Written exercise: Everything in the listing except the pictures should be written out exactly.

/---

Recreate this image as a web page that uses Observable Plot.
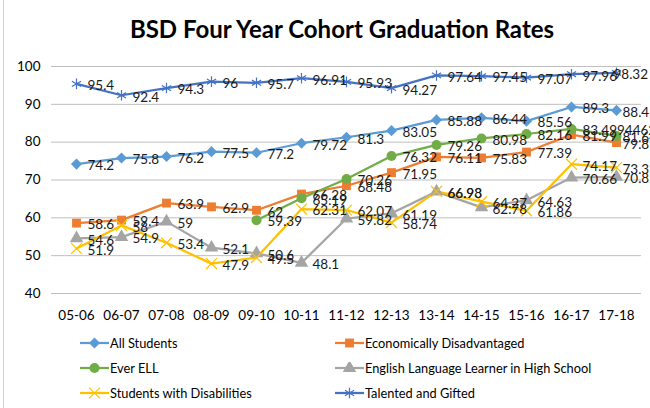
<!DOCTYPE html>
<html>
<head>
<meta charset="utf-8">
<script src="https://cdn.jsdelivr.net/npm/d3@7"></script>
<script src="https://cdn.jsdelivr.net/npm/@observablehq/plot@0.6"></script>
<style>
  html, body { margin: 0; padding: 0; background: #fff; }
  #wrap { position: relative; width: 650px; height: 408px; overflow: hidden; font-family: Lato, "Open Sans", sans-serif; }
  #border { position: absolute; left: 3px; top: -2px; width: 700px; height: 420px; border: 1px solid #d0d0d0; box-sizing: border-box; }
  #title { position: absolute; top: 14px; left: 34px; width: 616px; text-align: center; font-size: 24px; line-height: 30px; font-weight: bold; color: #000; }
  #chart { position: absolute; top: 50px; left: 0; }
  #legend { position: absolute; top: 330px; left: 80px; display: grid; grid-template-columns: 255px auto; grid-auto-rows: 25px; font-size: 12.8px; color: #000; }
  .item { display: flex; align-items: center; }
  .item svg { margin-right: 1px; }
</style>
</head>
<body>
<div id="wrap">
  <div id="border"></div>
  <div id="title">BSD Four Year Cohort Graduation Rates</div>
  <div id="chart"></div>
  <div id="legend"></div>
</div>
<script>
const years = ["05-06","06-07","07-08","08-09","09-10","10-11","11-12","12-13","13-14","14-15","15-16","16-17","17-18"];
const seriesNames = ["All Students","Economically Disadvantaged","Ever ELL","English Language Learner in High School","Students with Disabilities","Talented and Gifted"];
const seriesColors = ["#5B9BD5","#ED7D31","#70AD47","#A5A5A5","#FFC000","#4472C4"];
const seriesSymbols = ["diamond2","square","circle","triangle","times","asterisk"];
const allStudents = [74.2,75.8,76.2,77.5,77.2,79.72,81.3,83.05,85.88,86.44,85.56,89.3,88.4];
const econDisadvantaged = [58.6,59.4,63.9,62.9,62,66.28,68.48,71.95,76.11,75.83,77.39,81.99,79.89];
const everELL = [null,null,null,null,59.39,65.19,70.26,76.32,79.26,80.98,82.16,83.49944629,81.64];
const ellHighSchool = [54.6,54.9,59,52.1,50.6,48.1,59.82,61.19,66.93,62.78,64.63,70.66,70.82];
const studentsDisabilities = [51.9,58,53.4,47.9,49.5,62.31,62.07,58.74,66.98,64.27,61.86,74.17,73.3];
const talentedGifted = [95.4,92.4,94.3,96,95.7,96.91,95.93,94.27,97.64,97.45,97.07,97.96,98.32];
const yTicks = [40,50,60,70,80,90,100];

const seriesValues = [allStudents, econDisadvantaged, everELL, ellHighSchool, studentsDisabilities, talentedGifted];
const data = seriesNames.flatMap((name, i) =>
  seriesValues[i].map((v, j) => ({series: name, year: years[j], value: v})).filter(d => d.value != null)
);
const strokedSymbols = new Set(["times","asterisk"]);
const symOf = name => seriesSymbols[seriesNames.indexOf(name)];
const filled = data.filter(d => !strokedSymbols.has(symOf(d.series)));
const stroked = data.filter(d => strokedSymbols.has(symOf(d.series)));
const lastYear = years[years.length - 1];
const inner = data.filter(d => d.year !== lastYear);
const edge = data.filter(d => d.year === lastYear && d.series !== "Talented and Gifted");
const edgeTop = data.filter(d => d.year === lastYear && d.series === "Talented and Gifted");

const labelOpts = {x: "year", y: "value", text: d => String(d.value), dy: 2, textAnchor: "start", fontSize: 13.5, fill: "#1a1a1a"};

const chart = Plot.plot({
  width: 650,
  height: 280,
  marginLeft: 51,
  marginRight: 9,
  marginTop: 16,
  marginBottom: 37,
  style: {fontFamily: "Lato, 'Open Sans', sans-serif", background: "transparent", overflow: "visible"},
  x: {type: "point", domain: years, padding: 0.5, label: null},
  y: {domain: [40, 100], label: null},
  color: {domain: seriesNames, range: seriesColors},
  symbol: {domain: seriesNames, range: seriesSymbols},
  marks: [
    Plot.gridY(yTicks, {stroke: "#bfbfbf", strokeOpacity: 1, strokeWidth: 1}),
    Plot.axisY(yTicks, {tickSize: 0, tickPadding: 11, fontSize: 13.5, fill: "#000", label: null}),
    Plot.axisX({tickSize: 0, tickPadding: 17, fontSize: 13.5, fill: "#000", label: null}),
    Plot.line(data, {x: "year", y: "value", z: "series", stroke: "series", strokeWidth: 2.25}),
    Plot.dot(filled, {x: "year", y: "value", symbol: "series", fill: "series", r: 5}),
    Plot.dot(stroked, {x: "year", y: "value", symbol: "series", stroke: "series", r: 5, strokeWidth: 1.2}),
    Plot.text(inner, {...labelOpts, dx: 11}),
    Plot.text(edge, {...labelOpts, dx: 6}),
    Plot.text(edgeTop, {...labelOpts, dx: -3})
  ]
});
document.getElementById("chart").appendChild(chart);

// legend
const legend = d3.select("#legend");
const symMap = {diamond2: d3.symbolDiamond2, square: d3.symbolSquare, circle: d3.symbolCircle, triangle: d3.symbolTriangle, times: d3.symbolTimes, asterisk: d3.symbolAsterisk};
seriesNames.forEach((name, i) => {
  const item = legend.append("div").attr("class", "item");
  const svg = item.append("svg").attr("width", 29).attr("height", 12);
  svg.append("line").attr("x1", 0).attr("x2", 29).attr("y1", 6).attr("y2", 6)
    .attr("stroke", seriesColors[i]).attr("stroke-width", 2.25);
  const sym = seriesSymbols[i];
  const path = d3.symbol(symMap[sym], 5 * 5 * Math.PI)();
  const p = svg.append("path").attr("d", path).attr("transform", "translate(14.5,6)");
  if (strokedSymbols.has(sym)) p.attr("fill", "none").attr("stroke", seriesColors[i]).attr("stroke-width", 1.2);
  else p.attr("fill", seriesColors[i]);
  item.append("span").text(name);
});
</script>
</body>
</html>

\---

Final answer:
Recreate this image as a web page that uses Observable Plot.
<!DOCTYPE html>
<html>
<head>
<meta charset="utf-8">
<script src="https://cdn.jsdelivr.net/npm/d3@7"></script>
<script src="https://cdn.jsdelivr.net/npm/@observablehq/plot@0.6"></script>
<style>
  html, body { margin: 0; padding: 0; background: #fff; }
  #wrap { position: relative; width: 650px; height: 408px; overflow: hidden; font-family: Lato, "Open Sans", sans-serif; }
  #border { position: absolute; left: 3px; top: -2px; width: 700px; height: 420px; border: 1px solid #d0d0d0; box-sizing: border-box; }
  #title { position: absolute; top: 14px; left: 34px; width: 616px; text-align: center; font-size: 24px; line-height: 30px; font-weight: bold; color: #000; }
  #chart { position: absolute; top: 50px; left: 0; }
  #legend { position: absolute; top: 330px; left: 80px; display: grid; grid-template-columns: 255px auto; grid-auto-rows: 25px; font-size: 12.8px; color: #000; }
  .item { display: flex; align-items: center; }
  .item svg { margin-right: 1px; }
</style>
</head>
<body>
<div id="wrap">
  <div id="border"></div>
  <div id="title">BSD Four Year Cohort Graduation Rates</div>
  <div id="chart"></div>
  <div id="legend"></div>
</div>
<script>
const years = ["05-06","06-07","07-08","08-09","09-10","10-11","11-12","12-13","13-14","14-15","15-16","16-17","17-18"];
const seriesNames = ["All Students","Economically Disadvantaged","Ever ELL","English Language Learner in High School","Students with Disabilities","Talented and Gifted"];
const seriesColors = ["#5B9BD5","#ED7D31","#70AD47","#A5A5A5","#FFC000","#4472C4"];
const seriesSymbols = ["diamond2","square","circle","triangle","times","asterisk"];
const allStudents = [74.2,75.8,76.2,77.5,77.2,79.72,81.3,83.05,85.88,86.44,85.56,89.3,88.4];
const econDisadvantaged = [58.6,59.4,63.9,62.9,62,66.28,68.48,71.95,76.11,75.83,77.39,81.99,79.89];
const everELL = [null,null,null,null,59.39,65.19,70.26,76.32,79.26,80.98,82.16,83.49944629,81.64];
const ellHighSchool = [54.6,54.9,59,52.1,50.6,48.1,59.82,61.19,66.93,62.78,64.63,70.66,70.82];
const studentsDisabilities = [51.9,58,53.4,47.9,49.5,62.31,62.07,58.74,66.98,64.27,61.86,74.17,73.3];
const talentedGifted = [95.4,92.4,94.3,96,95.7,96.91,95.93,94.27,97.64,97.45,97.07,97.96,98.32];
const yTicks = [40,50,60,70,80,90,100];

const seriesValues = [allStudents, econDisadvantaged, everELL, ellHighSchool, studentsDisabilities, talentedGifted];
const data = seriesNames.flatMap((name, i) =>
  seriesValues[i].map((v, j) => ({series: name, year: years[j], value: v})).filter(d => d.value != null)
);
const strokedSymbols = new Set(["times","asterisk"]);
const symOf = name => seriesSymbols[seriesNames.indexOf(name)];
const filled = data.filter(d => !strokedSymbols.has(symOf(d.series)));
const stroked = data.filter(d => strokedSymbols.has(symOf(d.series)));
const lastYear = years[years.length - 1];
const inner = data.filter(d => d.year !== lastYear);
const edge = data.filter(d => d.year === lastYear && d.series !== "Talented and Gifted");
const edgeTop = data.filter(d => d.year === lastYear && d.series === "Talented and Gifted");

const labelOpts = {x: "year", y: "value", text: d => String(d.value), dy: 2, textAnchor: "start", fontSize: 13.5, fill: "#1a1a1a"};

const chart = Plot.plot({
  width: 650,
  height: 280,
  marginLeft: 51,
  marginRight: 9,
  marginTop: 16,
  marginBottom: 37,
  style: {fontFamily: "Lato, 'Open Sans', sans-serif", background: "transparent", overflow: "visible"},
  x: {type: "point", domain: years, padding: 0.5, label: null},
  y: {domain: [40, 100], label: null},
  color: {domain: seriesNames, range: seriesColors},
  symbol: {domain: seriesNames, range: seriesSymbols},
  marks: [
    Plot.gridY(yTicks, {stroke: "#bfbfbf", strokeOpacity: 1, strokeWidth: 1}),
    Plot.axisY(yTicks, {tickSize: 0, tickPadding: 11, fontSize: 13.5, fill: "#000", label: null}),
    Plot.axisX({tickSize: 0, tickPadding: 17, fontSize: 13.5, fill: "#000", label: null}),
    Plot.line(data, {x: "year", y: "value", z: "series", stroke: "series", strokeWidth: 2.25}),
    Plot.dot(filled, {x: "year", y: "value", symbol: "series", fill: "series", r: 5}),
    Plot.dot(stroked, {x: "year", y: "value", symbol: "series", stroke: "series", r: 5, strokeWidth: 1.2}),
    Plot.text(inner, {...labelOpts, dx: 11}),
    Plot.text(edge, {...labelOpts, dx: 6}),
    Plot.text(edgeTop, {...labelOpts, dx: -3})
  ]
});
document.getElementById("chart").appendChild(chart);

// legend
const legend = d3.select("#legend");
const symMap = {diamond2: d3.symbolDiamond2, square: d3.symbolSquare, circle: d3.symbolCircle, triangle: d3.symbolTriangle, times: d3.symbolTimes, asterisk: d3.symbolAsterisk};
seriesNames.forEach((name, i) => {
  const item = legend.append("div").attr("class", "item");
  const svg = item.append("svg").attr("width", 29).attr("height", 12);
  svg.append("line").attr("x1", 0).attr("x2", 29).attr("y1", 6).attr("y2", 6)
    .attr("stroke", seriesColors[i]).attr("stroke-width", 2.25);
  const sym = seriesSymbols[i];
  const path = d3.symbol(symMap[sym], 5 * 5 * Math.PI)();
  const p = svg.append("path").attr("d", path).attr("transform", "translate(14.5,6)");
  if (strokedSymbols.has(sym)) p.attr("fill", "none").attr("stroke", seriesColors[i]).attr("stroke-width", 1.2);
  else p.attr("fill", seriesColors[i]);
  item.append("span").text(name);
});
</script>
</body>
</html>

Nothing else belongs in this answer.